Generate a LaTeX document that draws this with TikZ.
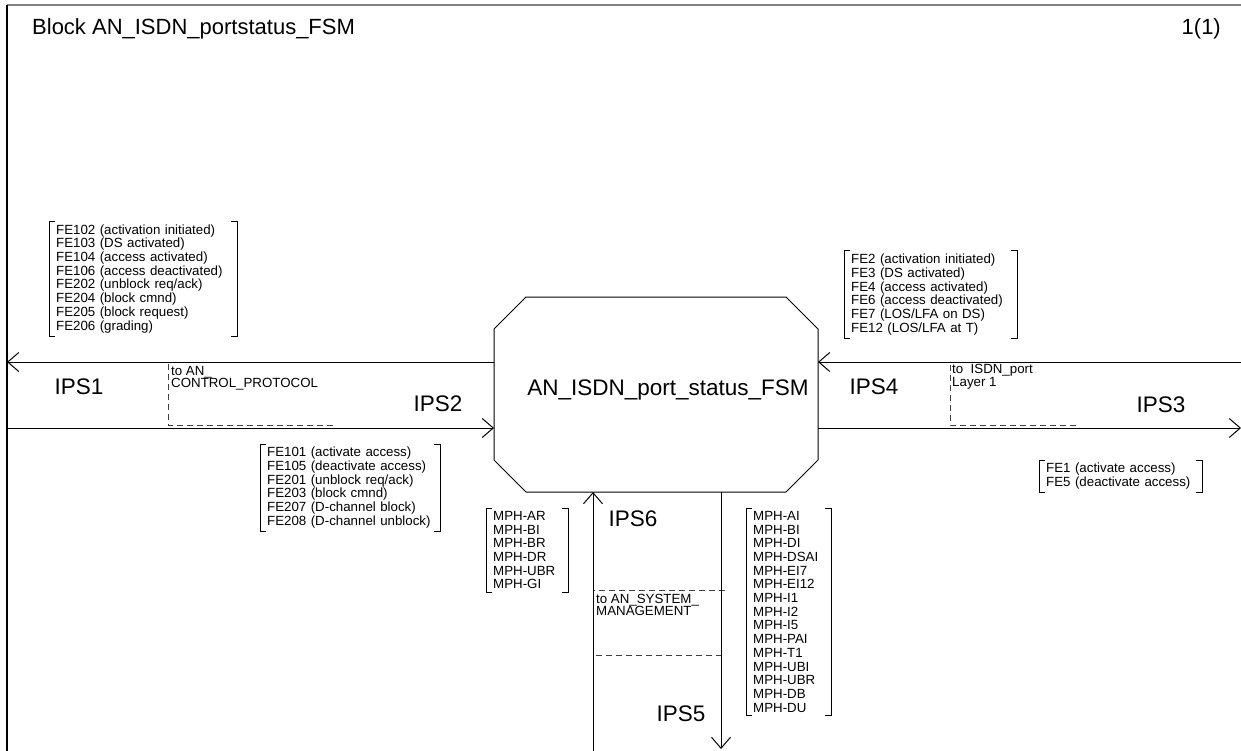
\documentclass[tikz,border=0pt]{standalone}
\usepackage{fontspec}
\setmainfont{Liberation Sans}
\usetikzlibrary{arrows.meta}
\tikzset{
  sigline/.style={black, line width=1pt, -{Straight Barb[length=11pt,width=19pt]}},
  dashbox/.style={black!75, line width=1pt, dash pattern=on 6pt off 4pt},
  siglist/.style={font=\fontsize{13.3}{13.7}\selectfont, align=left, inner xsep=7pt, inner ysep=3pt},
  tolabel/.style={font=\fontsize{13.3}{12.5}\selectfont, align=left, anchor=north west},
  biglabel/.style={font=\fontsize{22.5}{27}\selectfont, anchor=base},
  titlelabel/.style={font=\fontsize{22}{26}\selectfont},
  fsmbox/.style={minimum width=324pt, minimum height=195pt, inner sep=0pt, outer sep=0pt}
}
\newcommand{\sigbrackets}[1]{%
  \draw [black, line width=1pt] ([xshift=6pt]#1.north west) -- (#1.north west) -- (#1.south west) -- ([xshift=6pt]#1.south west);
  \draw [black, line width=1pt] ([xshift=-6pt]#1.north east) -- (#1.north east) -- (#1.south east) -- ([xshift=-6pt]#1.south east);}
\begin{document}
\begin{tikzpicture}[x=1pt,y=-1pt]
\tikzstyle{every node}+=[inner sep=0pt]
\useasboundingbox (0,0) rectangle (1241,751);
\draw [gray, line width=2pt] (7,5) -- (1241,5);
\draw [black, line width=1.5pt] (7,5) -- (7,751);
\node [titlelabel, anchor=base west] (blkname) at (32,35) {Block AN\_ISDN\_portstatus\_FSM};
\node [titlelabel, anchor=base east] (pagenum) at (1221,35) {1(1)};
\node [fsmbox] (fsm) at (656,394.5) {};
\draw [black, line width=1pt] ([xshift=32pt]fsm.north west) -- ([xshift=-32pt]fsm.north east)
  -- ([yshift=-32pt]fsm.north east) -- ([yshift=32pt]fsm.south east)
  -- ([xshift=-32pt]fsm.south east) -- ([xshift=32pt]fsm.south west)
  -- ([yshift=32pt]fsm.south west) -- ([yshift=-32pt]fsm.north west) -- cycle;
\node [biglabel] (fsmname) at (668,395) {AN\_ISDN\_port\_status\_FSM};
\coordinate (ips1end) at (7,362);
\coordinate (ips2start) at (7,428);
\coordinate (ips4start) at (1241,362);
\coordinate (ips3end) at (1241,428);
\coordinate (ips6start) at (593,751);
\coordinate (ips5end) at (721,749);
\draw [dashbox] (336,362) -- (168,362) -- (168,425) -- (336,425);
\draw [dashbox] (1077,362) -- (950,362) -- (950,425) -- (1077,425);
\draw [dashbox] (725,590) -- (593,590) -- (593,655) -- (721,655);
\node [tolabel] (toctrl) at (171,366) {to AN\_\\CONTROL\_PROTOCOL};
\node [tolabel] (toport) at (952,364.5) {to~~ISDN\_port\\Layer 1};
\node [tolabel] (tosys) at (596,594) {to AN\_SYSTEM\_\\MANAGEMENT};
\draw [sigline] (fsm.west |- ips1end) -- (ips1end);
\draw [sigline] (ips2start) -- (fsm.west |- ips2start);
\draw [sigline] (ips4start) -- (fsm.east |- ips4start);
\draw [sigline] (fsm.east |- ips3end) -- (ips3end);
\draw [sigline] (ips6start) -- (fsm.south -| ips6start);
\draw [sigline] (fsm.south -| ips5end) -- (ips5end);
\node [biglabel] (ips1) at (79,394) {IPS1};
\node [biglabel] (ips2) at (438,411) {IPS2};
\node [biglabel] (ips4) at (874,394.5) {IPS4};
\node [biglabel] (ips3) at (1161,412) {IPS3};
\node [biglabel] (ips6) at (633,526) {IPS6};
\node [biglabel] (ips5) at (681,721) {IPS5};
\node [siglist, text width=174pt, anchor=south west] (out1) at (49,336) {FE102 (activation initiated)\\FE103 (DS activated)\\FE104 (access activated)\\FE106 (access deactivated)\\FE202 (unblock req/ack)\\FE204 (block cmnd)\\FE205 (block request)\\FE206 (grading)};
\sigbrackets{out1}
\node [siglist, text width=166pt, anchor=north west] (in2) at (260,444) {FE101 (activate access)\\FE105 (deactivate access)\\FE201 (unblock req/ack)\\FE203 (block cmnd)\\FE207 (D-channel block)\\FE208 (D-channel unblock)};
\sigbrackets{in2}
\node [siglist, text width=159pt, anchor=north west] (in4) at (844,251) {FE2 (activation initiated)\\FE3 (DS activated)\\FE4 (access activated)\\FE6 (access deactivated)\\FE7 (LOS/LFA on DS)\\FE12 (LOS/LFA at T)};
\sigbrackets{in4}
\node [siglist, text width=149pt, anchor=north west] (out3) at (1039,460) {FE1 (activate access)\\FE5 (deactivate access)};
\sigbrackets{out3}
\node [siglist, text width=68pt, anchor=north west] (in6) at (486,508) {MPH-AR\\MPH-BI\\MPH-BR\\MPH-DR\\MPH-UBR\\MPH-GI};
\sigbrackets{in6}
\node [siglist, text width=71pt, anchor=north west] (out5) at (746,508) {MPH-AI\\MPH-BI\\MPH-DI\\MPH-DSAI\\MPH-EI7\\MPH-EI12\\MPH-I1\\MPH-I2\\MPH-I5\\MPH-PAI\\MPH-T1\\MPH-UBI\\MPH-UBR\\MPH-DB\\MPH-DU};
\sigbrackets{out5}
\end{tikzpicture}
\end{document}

THE TASK: Write out the full listing verbatim, excluding its pictures.

ANSWER IN FULL:
Generate a LaTeX document that draws this with TikZ.
\documentclass[tikz,border=0pt]{standalone}
\usepackage{fontspec}
\setmainfont{Liberation Sans}
\usetikzlibrary{arrows.meta}
\tikzset{
  sigline/.style={black, line width=1pt, -{Straight Barb[length=11pt,width=19pt]}},
  dashbox/.style={black!75, line width=1pt, dash pattern=on 6pt off 4pt},
  siglist/.style={font=\fontsize{13.3}{13.7}\selectfont, align=left, inner xsep=7pt, inner ysep=3pt},
  tolabel/.style={font=\fontsize{13.3}{12.5}\selectfont, align=left, anchor=north west},
  biglabel/.style={font=\fontsize{22.5}{27}\selectfont, anchor=base},
  titlelabel/.style={font=\fontsize{22}{26}\selectfont},
  fsmbox/.style={minimum width=324pt, minimum height=195pt, inner sep=0pt, outer sep=0pt}
}
\newcommand{\sigbrackets}[1]{%
  \draw [black, line width=1pt] ([xshift=6pt]#1.north west) -- (#1.north west) -- (#1.south west) -- ([xshift=6pt]#1.south west);
  \draw [black, line width=1pt] ([xshift=-6pt]#1.north east) -- (#1.north east) -- (#1.south east) -- ([xshift=-6pt]#1.south east);}
\begin{document}
\begin{tikzpicture}[x=1pt,y=-1pt]
\tikzstyle{every node}+=[inner sep=0pt]
\useasboundingbox (0,0) rectangle (1241,751);
\draw [gray, line width=2pt] (7,5) -- (1241,5);
\draw [black, line width=1.5pt] (7,5) -- (7,751);
\node [titlelabel, anchor=base west] (blkname) at (32,35) {Block AN\_ISDN\_portstatus\_FSM};
\node [titlelabel, anchor=base east] (pagenum) at (1221,35) {1(1)};
\node [fsmbox] (fsm) at (656,394.5) {};
\draw [black, line width=1pt] ([xshift=32pt]fsm.north west) -- ([xshift=-32pt]fsm.north east)
  -- ([yshift=-32pt]fsm.north east) -- ([yshift=32pt]fsm.south east)
  -- ([xshift=-32pt]fsm.south east) -- ([xshift=32pt]fsm.south west)
  -- ([yshift=32pt]fsm.south west) -- ([yshift=-32pt]fsm.north west) -- cycle;
\node [biglabel] (fsmname) at (668,395) {AN\_ISDN\_port\_status\_FSM};
\coordinate (ips1end) at (7,362);
\coordinate (ips2start) at (7,428);
\coordinate (ips4start) at (1241,362);
\coordinate (ips3end) at (1241,428);
\coordinate (ips6start) at (593,751);
\coordinate (ips5end) at (721,749);
\draw [dashbox] (336,362) -- (168,362) -- (168,425) -- (336,425);
\draw [dashbox] (1077,362) -- (950,362) -- (950,425) -- (1077,425);
\draw [dashbox] (725,590) -- (593,590) -- (593,655) -- (721,655);
\node [tolabel] (toctrl) at (171,366) {to AN\_\\CONTROL\_PROTOCOL};
\node [tolabel] (toport) at (952,364.5) {to~~ISDN\_port\\Layer 1};
\node [tolabel] (tosys) at (596,594) {to AN\_SYSTEM\_\\MANAGEMENT};
\draw [sigline] (fsm.west |- ips1end) -- (ips1end);
\draw [sigline] (ips2start) -- (fsm.west |- ips2start);
\draw [sigline] (ips4start) -- (fsm.east |- ips4start);
\draw [sigline] (fsm.east |- ips3end) -- (ips3end);
\draw [sigline] (ips6start) -- (fsm.south -| ips6start);
\draw [sigline] (fsm.south -| ips5end) -- (ips5end);
\node [biglabel] (ips1) at (79,394) {IPS1};
\node [biglabel] (ips2) at (438,411) {IPS2};
\node [biglabel] (ips4) at (874,394.5) {IPS4};
\node [biglabel] (ips3) at (1161,412) {IPS3};
\node [biglabel] (ips6) at (633,526) {IPS6};
\node [biglabel] (ips5) at (681,721) {IPS5};
\node [siglist, text width=174pt, anchor=south west] (out1) at (49,336) {FE102 (activation initiated)\\FE103 (DS activated)\\FE104 (access activated)\\FE106 (access deactivated)\\FE202 (unblock req/ack)\\FE204 (block cmnd)\\FE205 (block request)\\FE206 (grading)};
\sigbrackets{out1}
\node [siglist, text width=166pt, anchor=north west] (in2) at (260,444) {FE101 (activate access)\\FE105 (deactivate access)\\FE201 (unblock req/ack)\\FE203 (block cmnd)\\FE207 (D-channel block)\\FE208 (D-channel unblock)};
\sigbrackets{in2}
\node [siglist, text width=159pt, anchor=north west] (in4) at (844,251) {FE2 (activation initiated)\\FE3 (DS activated)\\FE4 (access activated)\\FE6 (access deactivated)\\FE7 (LOS/LFA on DS)\\FE12 (LOS/LFA at T)};
\sigbrackets{in4}
\node [siglist, text width=149pt, anchor=north west] (out3) at (1039,460) {FE1 (activate access)\\FE5 (deactivate access)};
\sigbrackets{out3}
\node [siglist, text width=68pt, anchor=north west] (in6) at (486,508) {MPH-AR\\MPH-BI\\MPH-BR\\MPH-DR\\MPH-UBR\\MPH-GI};
\sigbrackets{in6}
\node [siglist, text width=71pt, anchor=north west] (out5) at (746,508) {MPH-AI\\MPH-BI\\MPH-DI\\MPH-DSAI\\MPH-EI7\\MPH-EI12\\MPH-I1\\MPH-I2\\MPH-I5\\MPH-PAI\\MPH-T1\\MPH-UBI\\MPH-UBR\\MPH-DB\\MPH-DU};
\sigbrackets{out5}
\end{tikzpicture}
\end{document}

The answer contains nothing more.